Congress has provided $12 billion in funding over the next 10 years, according to a Conservation Stewardship Program fact sheet compiled by the Land Stewardship Project.
The two programs are alike in that they both reward conservation on working lands and have the same acronym, but the similarities end there.
The old program had a tiered system; the new program has one level. The old program had an application booklet; the new application is several pages. The payments were higher under the old program and the old program also provided additional funding for conservation improvements, Copeland said.
Conservation Stewardship Program payments are expected to average $18 per acre nationwide, including administrative costs, Copeland said. No federal funding may be used to fund additional conservation activities.
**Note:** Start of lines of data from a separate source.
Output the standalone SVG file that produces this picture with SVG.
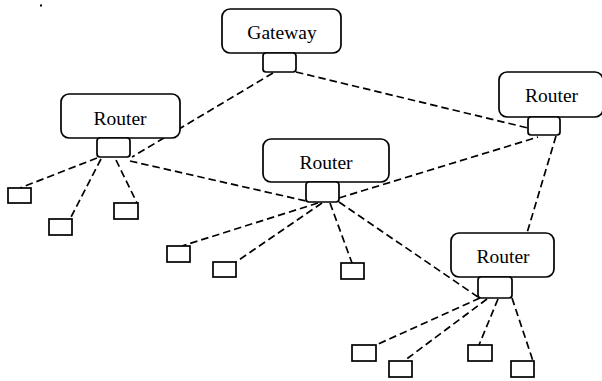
<svg xmlns="http://www.w3.org/2000/svg" width="602" height="381" viewBox="0 0 602 381">
  <style>
    .box { fill: #fff; stroke: #000; stroke-width: 1.7; }
    .port { fill: #fff; stroke: #000; stroke-width: 1.7; }
    .leaf { fill: #fff; stroke: #000; stroke-width: 1.7; }
    .link { fill: none; stroke: #000; stroke-width: 1.7; stroke-dasharray: 7.5 4; }
    .label { font-family: "Liberation Serif", "Times New Roman", serif; font-size: 19.5px; text-anchor: middle; fill: #000; }
  </style>
  <rect width="602" height="381" fill="#fff"/>
  <rect x="40" y="4.5" width="2" height="2" fill="#000"/>

  <!-- dashed links -->
  <g id="connectors">
    <line class="link" x1="273" y1="73" x2="132" y2="157"/>
    <line class="link" x1="296" y1="72" x2="528" y2="128"/>
    <line class="link" x1="97" y1="158" x2="20" y2="188"/>
    <line class="link" x1="101" y1="159" x2="70" y2="219"/>
    <line class="link" x1="116" y1="160" x2="137" y2="203"/>
    <line class="link" x1="130" y1="161" x2="306" y2="201"/>
    <line class="link" x1="339" y1="198" x2="538" y2="137"/>
    <line class="link" x1="556" y1="136" x2="527" y2="233"/>
    <line class="link" x1="318" y1="203" x2="182" y2="246"/>
    <line class="link" x1="322" y1="203" x2="236" y2="262"/>
    <line class="link" x1="330" y1="203" x2="352" y2="263"/>
    <line class="link" x1="339" y1="202" x2="478" y2="297"/>
    <line class="link" x1="480" y1="298" x2="376" y2="345"/>
    <line class="link" x1="487" y1="299" x2="404" y2="361"/>
    <line class="link" x1="498" y1="299" x2="479" y2="345"/>
    <line class="link" x1="512" y1="298" x2="533" y2="361"/>
  </g>

  <g id="gateway">
    <rect class="box" x="222" y="9" width="119" height="44" rx="8"/>
    <rect class="port" x="263" y="53" width="33" height="19" rx="3"/>
    <text class="label" x="282" y="39">Gateway</text>
  </g>
  <g id="router-west">
    <rect class="box" x="61" y="94" width="119" height="44" rx="8"/>
    <rect class="port" x="97" y="138" width="33" height="19" rx="3"/>
    <text class="label" x="120" y="125">Router</text>
  </g>
  <g id="router-center">
    <rect class="box" x="263" y="139" width="126" height="43" rx="8"/>
    <rect class="port" x="306" y="182" width="33" height="20" rx="3"/>
    <text class="label" x="326" y="169">Router</text>
  </g>
  <g id="router-east">
    <rect class="box" x="499" y="72" width="104" height="45" rx="8"/>
    <rect class="port" x="528" y="117" width="32" height="18" rx="3"/>
    <text class="label" x="551.5" y="102">Router</text>
  </g>
  <g id="router-south">
    <rect class="box" x="451" y="233" width="103" height="44" rx="8"/>
    <rect class="port" x="478" y="277" width="34" height="21" rx="3"/>
    <text class="label" x="503" y="263">Router</text>
  </g>

  <g id="host-1"><rect class="leaf" x="8" y="188" width="23" height="15"/></g>
  <g id="host-2"><rect class="leaf" x="49" y="219" width="23" height="16"/></g>
  <g id="host-3"><rect class="leaf" x="114" y="203" width="24" height="16"/></g>
  <g id="host-4"><rect class="leaf" x="167" y="246" width="23" height="16"/></g>
  <g id="host-5"><rect class="leaf" x="213" y="262" width="23" height="15"/></g>
  <g id="host-6"><rect class="leaf" x="341" y="263" width="23" height="16"/></g>
  <g id="host-7"><rect class="leaf" x="352" y="345" width="24" height="16"/></g>
  <g id="host-8"><rect class="leaf" x="389" y="361" width="23" height="16"/></g>
  <g id="host-9"><rect class="leaf" x="468" y="345" width="24" height="16"/></g>
  <g id="host-10"><rect class="leaf" x="511" y="361" width="23" height="16"/></g>
</svg>
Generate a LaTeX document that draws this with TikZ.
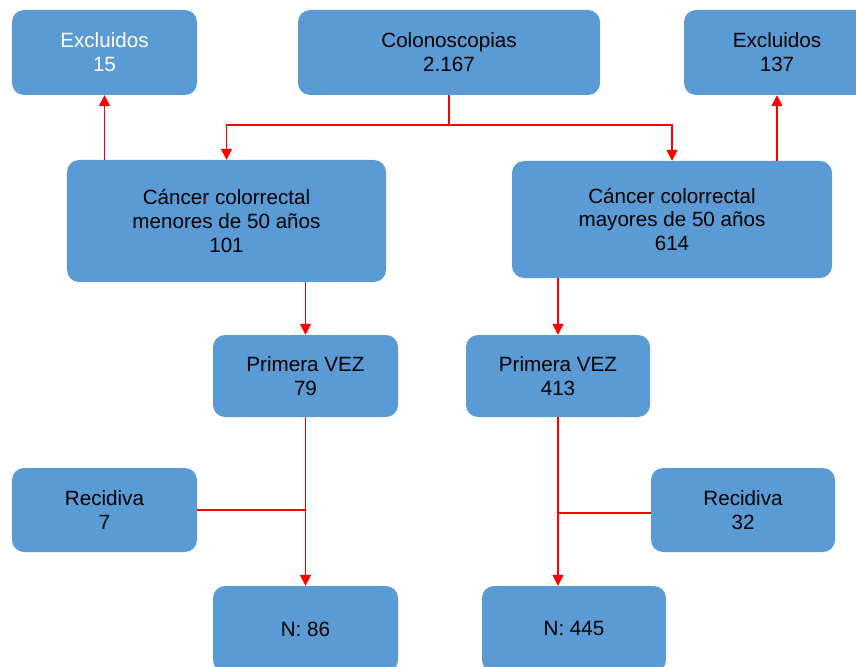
\documentclass[tikz,border=0pt]{standalone}
\usepackage{fontspec}
\setmainfont{Liberation Sans}
\usetikzlibrary{arrows.meta}
\definecolor{boxblue}{HTML}{5B9BD5}
\definecolor{linered}{HTML}{FF0000}
\begin{document}
\begin{tikzpicture}[x=1bp,y=-1bp,
  blk/.style={fill=boxblue,draw=none,rounded corners=12bp,inner sep=0pt,align=center,
    font=\fontsize{20.7}{24}\selectfont,text=black},
  conn/.style={draw=linered,line width=1.5bp},
  arr/.style={conn,-{Triangle[width=11bp,length=11bp]}}]
\useasboundingbox (0,0) rectangle (856,667);
\node[blk,minimum width=185bp,minimum height=85bp,text=white] (ex1) at (104.5,52.5) {Excluidos\\15};
\node[blk,minimum width=302bp,minimum height=85bp] (col) at (449,52.5) {Colonoscopias\\2.167};
\node[blk,minimum width=186bp,minimum height=85bp] (ex2) at (777,52.5) {Excluidos\\137};
\node[blk,minimum width=319bp,minimum height=122bp] (cl) at (226.5,221) {Cáncer colorrectal\\menores de 50 años\\101};
\node[blk,minimum width=320bp,minimum height=117bp] (cr) at (672,219.5) {Cáncer colorrectal\\mayores de 50 años\\614};
\node[blk,minimum width=185bp,minimum height=82bp] (pl) at (305.5,376) {Primera VEZ\\79};
\node[blk,minimum width=184bp,minimum height=82bp] (pr) at (558,376) {Primera VEZ\\413};
\node[blk,minimum width=185bp,minimum height=84bp] (rl) at (104.5,510) {Recidiva\\7};
\node[blk,minimum width=184bp,minimum height=84bp] (rr) at (743,510) {Recidiva\\32};
\node[blk,minimum width=185bp,minimum height=86bp] (nl) at (305.5,629) {N: 86};
\node[blk,minimum width=184bp,minimum height=86bp] (nr) at (574,629) {N: 445};
\coordinate (split) at (449,125);
\coordinate (jl) at (305,510);
\coordinate (jr) at (558,513);
\draw[conn] (col.south) -- (split);
\draw[arr] (split) -| (cl.north);
\draw[arr] (split) -| (cr.north);
\draw[arr] (cl.north -| ex1.south) -- (ex1.south);
\draw[arr] (cr.north -| ex2.south) -- (ex2.south);
\draw[arr] (cl.south -| pl.north) -- (pl.north);
\draw[arr] (cr.south -| pr.north) -- (pr.north);
\draw[arr] (pl.south) -- (nl.north);
\draw[conn] (rl.east |- jl) -- (jl);
\draw[arr] (pr.south) -- (pr.south |- nr.north);
\draw[conn] (rr.west |- jr) -- (jr);
\end{tikzpicture}
\end{document}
Still, Gorman plans to get into the NRCS office to begin the application process as soon as he can.
"It's a good thing for anybody to go in and check out," he said.
Gorman attended an informational meeting last week. He likes the fact that the program doesn't take land out of production and it rewards farmers for the conservation activities they are already doing on their own.
"I think it's good for conservation and community," Gorman said.
Gorman uses rotational grazing for his dairy herd and he also has some terraces. There's a laundry list of activities he can add and Gorman is considering wildlife corridors, resource conserving crop rotations and establishing pollinator habitat.
"If you want to find it, you can find it and put it on your farm," Gorman said.